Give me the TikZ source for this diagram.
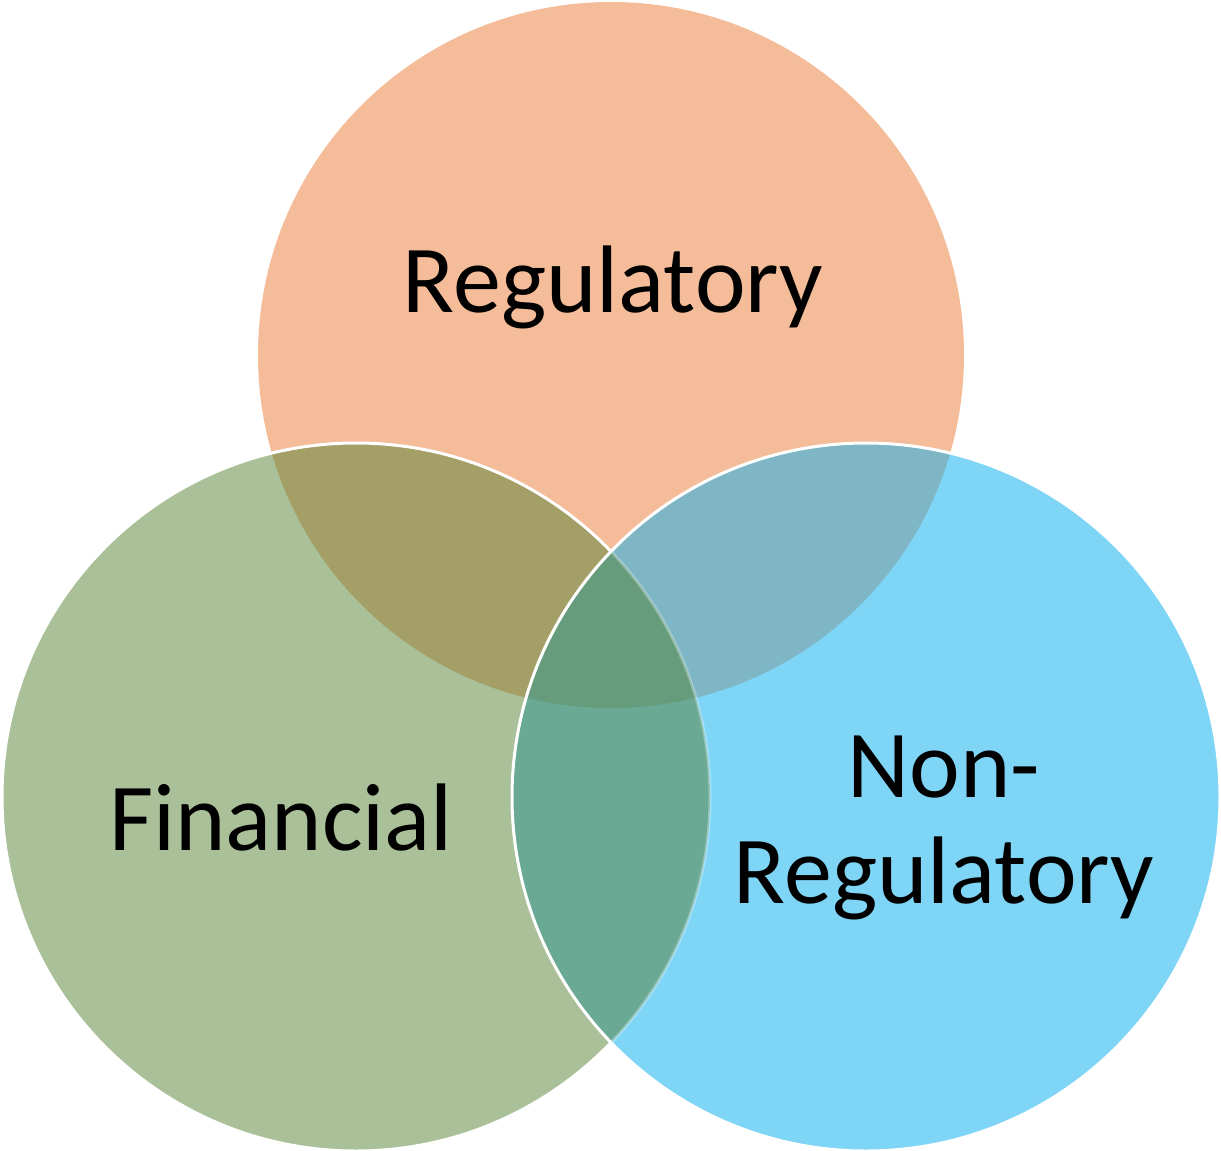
\documentclass[tikz,border=0pt]{standalone}
\usepackage{fontspec}
\setmainfont{Carlito}
\definecolor{cT}{HTML}{F4BC98}
\definecolor{cL}{HTML}{AAC098}
\definecolor{cR}{HTML}{7FD5F6}
\definecolor{cTL}{HTML}{A39F66}
\definecolor{cTR}{HTML}{7EB6C5}
\definecolor{cLR}{HTML}{6AAA95}
\definecolor{cC}{HTML}{669C7B}
\begin{document}
\begin{tikzpicture}[x=1pt,y=-1pt,
  lbl/.style={font=\fontsize{96}{106}\selectfont, align=center, inner sep=0pt, anchor=base},
  edge/.style={draw=white, line width=3pt}]
\useasboundingbox (0,0) rectangle (1221,1151);
\def\T{(611,355) circle[radius=353pt]}
\def\L{(356,797) circle[radius=354pt]}
\def\R{(866,797) circle[radius=354pt]}
\fill[cT] \T;
\fill[cL] \L;
\fill[cR] \R;
\begin{scope}\clip \T; \fill[cTL] \L; \end{scope}
\begin{scope}\clip \T; \fill[cTR] \R; \end{scope}
\begin{scope}\clip \L; \fill[cLR] \R; \end{scope}
\begin{scope}\clip \T; \clip \L; \fill[cC] \R; \end{scope}
% left outline (faint inside right circle)
\begin{scope}\clip \R; \draw[white, opacity=0.3, line width=3pt] \L; \end{scope}
\begin{scope}[even odd rule]
  \clip (-10,-10) rectangle (1231,1161) (866,797) circle[radius=354pt];
  \draw[edge] \L;
\end{scope}
\draw[edge] \R;
\node[lbl] (reg) at (613,312) {Regulatory};
\node[lbl] (fin) at (281,850) {Financial};
\node[lbl] (non) at (944,797) {Non-};
\node[lbl] (nreg) at (944,903) {Regulatory};
\end{tikzpicture}
\end{document}
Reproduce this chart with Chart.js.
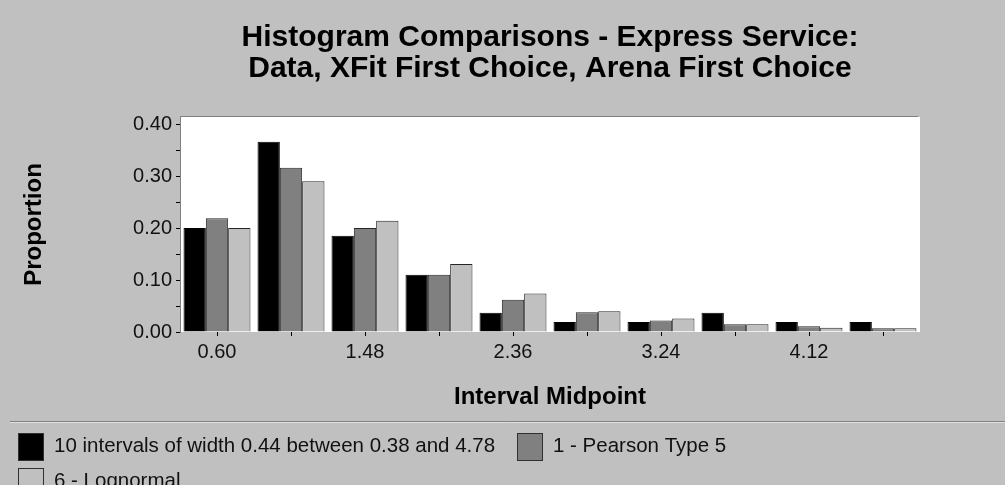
****************************************
_STATED GOAL_.
Reproduce the records verbatim, omitting all images they contain.

_RESULT FOR THIS EXERCISE_.
Give me the TikZ source for this diagram.
\documentclass[tikz,border=0pt]{standalone}
\usepackage{fontspec}
\setmainfont{Carlito}
\definecolor{cT}{HTML}{F4BC98}
\definecolor{cL}{HTML}{AAC098}
\definecolor{cR}{HTML}{7FD5F6}
\definecolor{cTL}{HTML}{A39F66}
\definecolor{cTR}{HTML}{7EB6C5}
\definecolor{cLR}{HTML}{6AAA95}
\definecolor{cC}{HTML}{669C7B}
\begin{document}
\begin{tikzpicture}[x=1pt,y=-1pt,
  lbl/.style={font=\fontsize{96}{106}\selectfont, align=center, inner sep=0pt, anchor=base},
  edge/.style={draw=white, line width=3pt}]
\useasboundingbox (0,0) rectangle (1221,1151);
\def\T{(611,355) circle[radius=353pt]}
\def\L{(356,797) circle[radius=354pt]}
\def\R{(866,797) circle[radius=354pt]}
\fill[cT] \T;
\fill[cL] \L;
\fill[cR] \R;
\begin{scope}\clip \T; \fill[cTL] \L; \end{scope}
\begin{scope}\clip \T; \fill[cTR] \R; \end{scope}
\begin{scope}\clip \L; \fill[cLR] \R; \end{scope}
\begin{scope}\clip \T; \clip \L; \fill[cC] \R; \end{scope}
% left outline (faint inside right circle)
\begin{scope}\clip \R; \draw[white, opacity=0.3, line width=3pt] \L; \end{scope}
\begin{scope}[even odd rule]
  \clip (-10,-10) rectangle (1231,1161) (866,797) circle[radius=354pt];
  \draw[edge] \L;
\end{scope}
\draw[edge] \R;
\node[lbl] (reg) at (613,312) {Regulatory};
\node[lbl] (fin) at (281,850) {Financial};
\node[lbl] (non) at (944,797) {Non-};
\node[lbl] (nreg) at (944,903) {Regulatory};
\end{tikzpicture}
\end{document}
Reproduce this chart with Chart.js.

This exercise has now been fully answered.